The actual Australian data and the actual UK data agree with each other. They disagree with the marketing claims that the paper repeated without challenge.
What should happen next
The right reading of this study is not that age assurance has failed. It is that age assurance has barely been tried, and where it has been tried in the form of genuine document, biometric, voice or database checks rather than a self-declared tickbox, teenagers are not routinely defeating it with VPNs or other technical workarounds.
Before any further deadlines for compliance with social media age restrictions, whether in Australia, the UK or elsewhere, governments should require rigorous, independent testing of complete age assurance solutions as actually configured for live operation, including in-house and third party tools, against the relevant international standards: ISO/IEC 27566-1 and IEEE 2089.1. That testing should confirm not just that a solution exists on paper but that it delivers statistically expected accuracy in practice, and that privacy and data security measures, including required deletion of personal data once an age check is complete, are properly configured and implemented.
Accuracy thresholds should be written into regulation rather than left to platforms’ own judgement of what counts as “reasonable”. For a novel policy like Australia’s social media minimum age, we have suggested a reasonably effective standard of 90% accuracy as a sensible starting point.

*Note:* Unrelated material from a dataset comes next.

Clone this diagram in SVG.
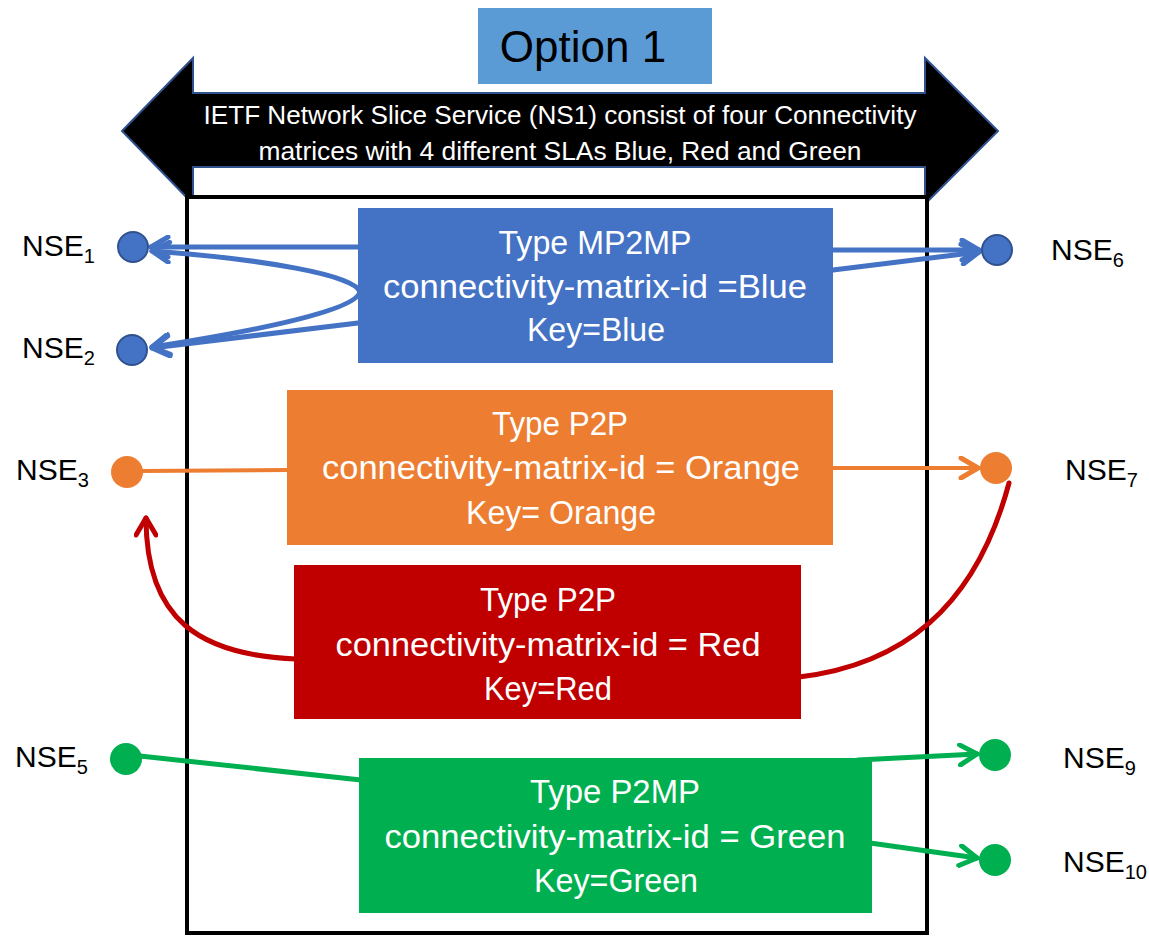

Markets where age assurance is already well established, such as the UK, can and should aim higher: a highly effective standard of 95%. Australia should set out a clear path to reach that same 95% benchmark within one to two years, once its market has had time to mature in the way the UK’s already has.
Until accuracy levels are actually measured and required, studies like this one will keep confirming the same thing: not that age assurance doesn’t work, but that it isn’t being used.